Um ponto comum entre os relatos é que, apesar de Felício e Zanotto terem declarações abertamente negacionistas na mídia, dentro da classe a postura era diferente. “Nas aulas ele era extremamente técnico e acessível. Muitas vezes desconfio que ele ia introduzir um assunto polêmico, mas desistiu. Então, não posso falar que durante a aula apresentou um discurso negacionista”, explica Fernandes.
“Pessoas inteligentes são muito boas em inventar desculpas para não mudar de ideia. Se existe uma base forte de identidade e são dadas evidências de que é bobagem, a pessoa começa a inventar“
Carlos Orsi, editor-chefe da revista Questão Ciência.
Atuação
Apesar dos pesquisadores terem liberdade em propor temas, Orsi aponta que há quem conteste fatos científicos com o intuito de atender interesses de determinados grupos.
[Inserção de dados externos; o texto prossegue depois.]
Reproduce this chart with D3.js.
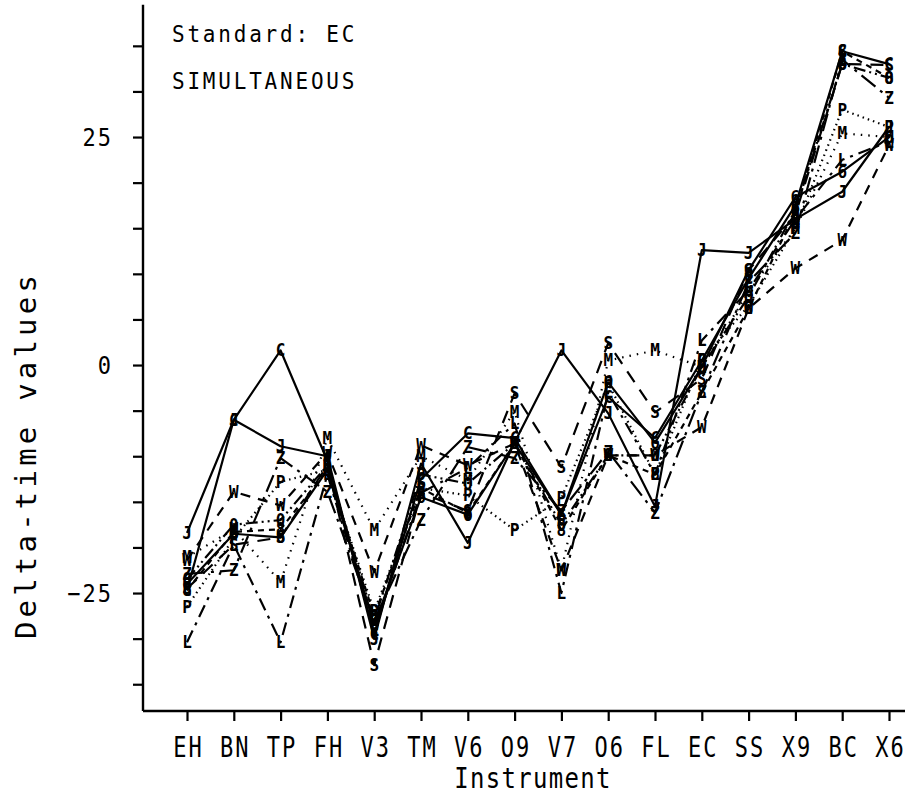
<!DOCTYPE html>
<html>
<head>
<meta charset="utf-8">
<script src="https://cdn.jsdelivr.net/npm/d3@7/dist/d3.min.js"></script>
<style>
  html, body { margin: 0; padding: 0; background: #fff; }
  svg { display: block; }
  text { font-family: "DejaVu Sans Mono", monospace; fill: #000; }
</style>
</head>
<body>
<svg id="chart" width="905" height="797"></svg>
<script>
// Instruments along the x axis
const categories = ["EH","BN","TP","FH","V3","TM","V6","O9","V7","O6","FL","EC","SS","X9","BC","X6"];

// Delta-time values per series (one letter symbol per series)
const seriesC = [-24.7, -6.0, 1.6, -10.5, -29.5, -12.5, -7.5, -8.0, -16.4, -3.5, -8.0, 0.5, 9.5, 17.5, 34.4, 33.0];
const seriesJ = [-18.4, -6.0, -8.9, -10.0, -30.0, -10.8, -19.5, -8.5, 1.6, -5.3, -15.5, 12.6, 12.3, 16.0, 19.0, 26.1];
const series6 = [-24.0, -18.5, -18.9, -11.5, -28.5, -14.5, -16.4, -8.6, -16.4, -1.9, -8.5, -0.2, 10.4, 18.4, 21.2, 25.0];
const seriesL = [-30.4, -19.7, -30.4, -12.0, -29.0, -14.0, -11.3, -6.4, -25.0, -3.0, -12.0, 2.7, 8.2, 16.0, 22.5, 24.5];
const seriesZ = [-22.9, -22.5, -10.2, -13.9, -28.0, -17.0, -9.0, -10.2, -16.0, -9.5, -16.2, -3.0, 9.1, 14.5, 33.5, 29.3];
const seriesM = [-21.1, -18.0, -23.8, -8.0, -18.1, -10.0, -12.6, -5.1, -22.5, 0.5, 1.6, -0.2, 8.0, 15.0, 25.4, 25.0];
const seriesP = [-26.5, -19.0, -12.8, -11.5, -27.0, -13.5, -14.3, -18.1, -14.6, -2.0, -12.0, 0.5, 6.5, 15.0, 28.0, 26.1];
const seriesS = [-24.5, -19.7, -18.9, -11.0, -32.9, -14.0, -16.0, -3.1, -11.2, 2.4, -5.2, -1.5, 10.4, 16.5, 33.0, 32.9];
const seriesW = [-21.4, -13.9, -15.4, -9.6, -22.7, -8.8, -11.0, -8.6, -22.5, -9.9, -9.9, -6.8, 6.2, 10.6, 13.7, 24.1];
const series8 = [-24.7, -18.3, -18.0, -11.5, -27.5, -13.5, -16.2, -8.6, -18.1, -9.9, -12.0, -3.0, 6.2, 16.7, 34.4, 31.5];
const series0 = [-23.5, -17.5, -17.0, -11.0, -28.0, -12.0, -13.0, -8.6, -17.5, -9.9, -9.9, -0.2, 7.5, 17.0, 33.0, 31.5];

// Y axis ticks (every 5) and the ones that carry a label
const yTicks = [-35, -30, -25, -20, -15, -10, -5, 0, 5, 10, 15, 20, 25, 30, 35];
const yLabelled = [-25, 0, 25];

const series = [
  { symbol: "C", values: seriesC, dash: null },
  { symbol: "J", values: seriesJ, dash: null },
  { symbol: "6", values: series6, dash: null },
  { symbol: "L", values: seriesL, dash: "13,6,3,6" },
  { symbol: "Z", values: seriesZ, dash: "18,6,3,6" },
  { symbol: "M", values: seriesM, dash: "1.5,6" },
  { symbol: "P", values: seriesP, dash: "1.5,4" },
  { symbol: "S", values: seriesS, dash: "13,9" },
  { symbol: "W", values: seriesW, dash: "10,8" },
  { symbol: "8", values: series8, dash: "6,5" },
  { symbol: "0", values: series0, dash: "12,4,2,4,2,4" }
];

const svg = d3.select("#chart");

const x = d3.scalePoint().domain(categories).range([187, 889]);
const y = d3.scaleLinear().domain([-38, 39.5]).range([711.6, 4.8]);

const axisLeftX = 143, axisBottomY = 711;

// Lines
const line = d3.line()
  .x((d, i) => x(categories[i]))
  .y(d => y(d));

const g = svg.append("g");
series.forEach(s => {
  g.append("path")
    .datum(s.values)
    .attr("d", line)
    .attr("fill", "none")
    .attr("stroke", "#000")
    .attr("stroke-width", 2.2)
    .attr("stroke-dasharray", s.dash)
    .attr("stroke-linejoin", "round");
});

// Point symbols: plotter-style letters, a little taller than wide
series.forEach(s => {
  g.selectAll(null)
    .data(s.values)
    .enter().append("text")
    .attr("transform", (d, i) => `translate(${x(categories[i])},${y(d) + 6}) scale(1,1.12)`)
    .attr("text-anchor", "middle")
    .attr("font-size", 16)
    .attr("font-weight", "bold")
    .text(s.symbol);
});

// Y axis
const yAxis = d3.axisLeft(y)
  .tickValues(yTicks)
  .tickSize(10)
  .tickFormat(d => yLabelled.includes(d) ? d3.format("d")(d) : "");
const yg = svg.append("g").attr("transform", `translate(${axisLeftX},0)`).call(yAxis);
yg.select(".domain").attr("d", `M-0,${y(39.5)}V${axisBottomY}`).attr("stroke-width", 2.4);
yg.selectAll(".tick line").attr("stroke-width", 2.2);
yg.selectAll(".tick text")
  .attr("x", null).attr("dy", null).attr("y", null)
  .attr("transform", "translate(-30,8.5) scale(1,1.15)")
  .attr("text-anchor", "end")
  .attr("font-size", 22)
  .attr("letter-spacing", 2)
  .attr("font-family", "DejaVu Sans Mono");

// X axis
const xAxis = d3.axisBottom(x).tickSize(10);
const xg = svg.append("g").attr("transform", `translate(0,${axisBottomY})`).call(xAxis);
xg.select(".domain").attr("d", `M${axisLeftX},0H905`).attr("stroke-width", 2.4);
xg.selectAll(".tick line").attr("stroke-width", 2.2);
xg.selectAll(".tick text")
  .attr("y", null).attr("dy", null)
  .attr("transform", "translate(1,46) scale(1,1.25)")
  .attr("font-size", 22)
  .attr("letter-spacing", 2)
  .attr("font-family", "DejaVu Sans Mono");

// Axis titles
svg.append("text")
  .attr("transform", "translate(533,788) scale(1,1.2)")
  .attr("text-anchor", "middle")
  .attr("font-size", 24)
  .attr("letter-spacing", 1.3)
  .text("Instrument");

svg.append("text")
  .attr("transform", "translate(36,455) rotate(-90)")
  .attr("text-anchor", "middle")
  .attr("font-size", 29)
  .attr("letter-spacing", 4.2)
  .text("Delta-time values");

// Header notes inside the plot
svg.append("text")
  .attr("transform", "translate(172,42) scale(1,1.1)")
  .attr("font-size", 21)
  .attr("letter-spacing", 2.8)
  .text("Standard: EC");

svg.append("text")
  .attr("transform", "translate(172,89) scale(1,1.1)")
  .attr("font-size", 21)
  .attr("letter-spacing", 2.8)
  .text("SIMULTANEOUS");
</script>
</body>
</html>
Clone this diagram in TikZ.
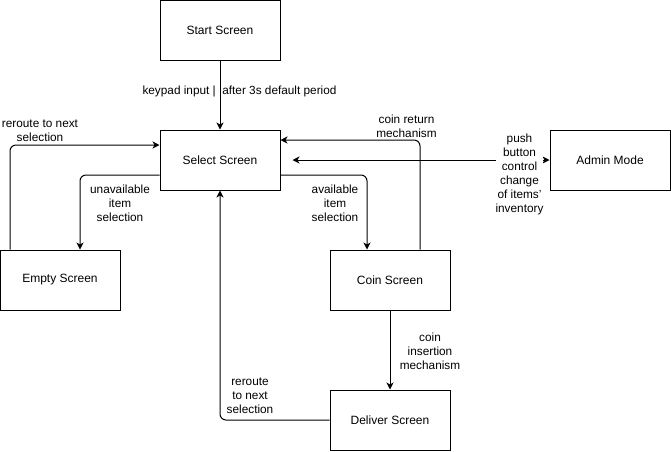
\documentclass[tikz,border=0pt]{standalone}
\usepackage{fontspec}
\setmainfont{Liberation Sans}
\usetikzlibrary{arrows.meta}
\tikzset{
  screen/.style={draw, line width=1pt, minimum width=120pt, minimum height=60pt, inner sep=0pt, font=\fontsize{12}{14}\selectfont},
  arr/.style={line width=1pt, rounded corners=6pt, -{Stealth[length=7pt,width=7pt,inset=2pt]}},
  arrboth/.style={line width=1pt, {Stealth[length=7pt,width=7pt,inset=2pt]}-{Stealth[length=7pt,width=7pt,inset=2pt]}},
  lbl/.style={align=center, inner sep=1pt, font=\fontsize{11.8}{14}\selectfont},
}
\begin{document}
\begin{tikzpicture}[x=1pt,y=-1pt]
\useasboundingbox (0,0) rectangle (671,451);
\node[screen] (start) at (220,30) {Start Screen};
\node[screen] (select) at (220,160) {Select Screen};
\node[screen] (admin) at (610,160) {Admin Mode};
\node[screen] (empty) at (60,280) {Empty Screen};
\node[screen] (coin) at (390,280) {Coin Screen};
\node[screen] (deliver) at (390,420) {Deliver Screen};

% start -> select
\draw[arr] (start) -- (select);
\node[lbl] (l1) at (239.5,91) {keypad input |\ \ after 3s default period};

% empty -> select (reroute)
\draw[arr] ([xshift=-50pt]empty.north) |- ([yshift=15pt]select.west);
\node[lbl] (l2) at (40,131) {reroute to next\\selection};

% select -> empty
\draw[arr] ([yshift=-15pt]select.west) -| ([xshift=20pt]empty.north);
\node[lbl] (l3) at (120,203) {unavailable\\item\\selection};

% select -> coin
\draw[arr] ([yshift=-15pt]select.east) -| ([xshift=-23pt]coin.north);
\node[lbl] (l4) at (335,203) {available\\item\\selection};

% coin -> select (coin return)
\draw[arr] ([xshift=30pt]coin.north) |- ([yshift=20pt]select.east);
\node[lbl] (l5) at (406.5,126) {coin return\\mechanism};

% select <-> admin
\draw[arrboth, shorten <=12pt] (select.east) -- (admin.west);
\node[lbl, fill=white, inner xsep=0pt] (l6) at (519.5,174) {push\\button\\control\\change\\of items'\\inventory};

% coin -> deliver
\draw[arr] (coin) -- (deliver);
\node[lbl] (l7) at (430,351) {coin\\insertion\\mechanism};

% deliver -> select
\draw[arr] (deliver.west) -| (select.south);
\node[lbl] (l8) at (250,396) {reroute\\to next\\selection};
\end{tikzpicture}
\end{document}
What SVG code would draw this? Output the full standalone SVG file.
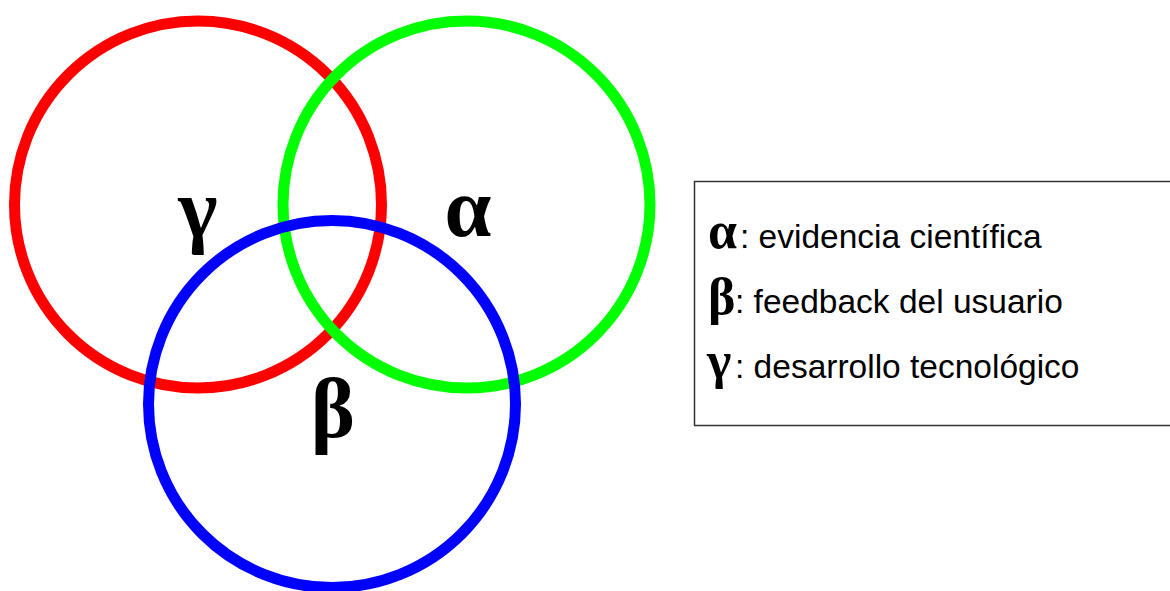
<svg xmlns="http://www.w3.org/2000/svg" width="1170" height="591" viewBox="0 0 1170 591">
<style>
.ring{fill:none;stroke-width:11}
.big{font-family:"Liberation Serif","Times New Roman",serif;font-weight:bold;font-size:84px;fill:#000;text-anchor:middle}
.lg{font-family:"Liberation Serif","Times New Roman",serif;font-weight:bold;font-size:52px;fill:#000}
.lt{font-family:"Liberation Sans",Arial,sans-serif;font-size:33.5px;fill:#000}
</style>
<rect width="1170" height="591" fill="#fff"/>
<g id="gamma-circle">
<circle class="ring" cx="198" cy="204.5" r="183.5" stroke="#ff0000"/>
<text class="big" x="198" y="237">γ</text>
</g>
<g id="alpha-circle">
<circle class="ring" cx="466.5" cy="204.5" r="183.5" stroke="#00ff00"/>
<text class="big" x="468" y="236">α</text>
</g>
<g id="beta-circle">
<circle class="ring" cx="332" cy="404" r="183.5" stroke="#0000ff"/>
<text class="big" x="333" y="437">β</text>
</g>
<g id="connectors"/>
<g id="legend">
<rect x="694.5" y="181.5" width="480" height="244" fill="none" stroke="#333" stroke-width="1.5"/>
<text class="lg" x="708" y="248">α</text>
<text class="lt" x="740" y="248">: evidencia científica</text>
<text class="lg" x="708" y="314">β</text>
<text class="lt" x="735" y="313">: feedback del usuario</text>
<text class="lg" x="707" y="378">γ</text>
<text class="lt" x="735" y="378">: desarrollo tecnológico</text>
</g>
</svg>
Assim, os artigos tornam-se peças ideológicas, enquanto no campo científico são considerados irrelevantes. Para ele, este uso da ciência pode estar conectado a um papel social para influenciar a opinião pública, já que não atinge a comunidade científica.
“Passar em concursos públicos e obter títulos acadêmicos não prova que você é uma pessoa imune a ser capturada por pautas ideológicas”, completa.
Tausk acredita que a academia e a mídia atuam como em uma “briga de torcida”, que mistura política e ciência. “A Revista Oeste [mais conservadora] celebrou nossa pesquisa, já a mídia que estava do lado das máscaras foi rápido atrás de pessoas para falar mal. Pessoas que não têm nada a ver com a área”.
Além da entrevista com Tausk, o JC tentou contato com Felício e Zanotto, que não responderam. Beny Spira atendeu à reportagem, mas ao ser questionado posteriormente sobre ser visto como negacionista por seus pares acadêmicos, desautorizou a publicação da conversa.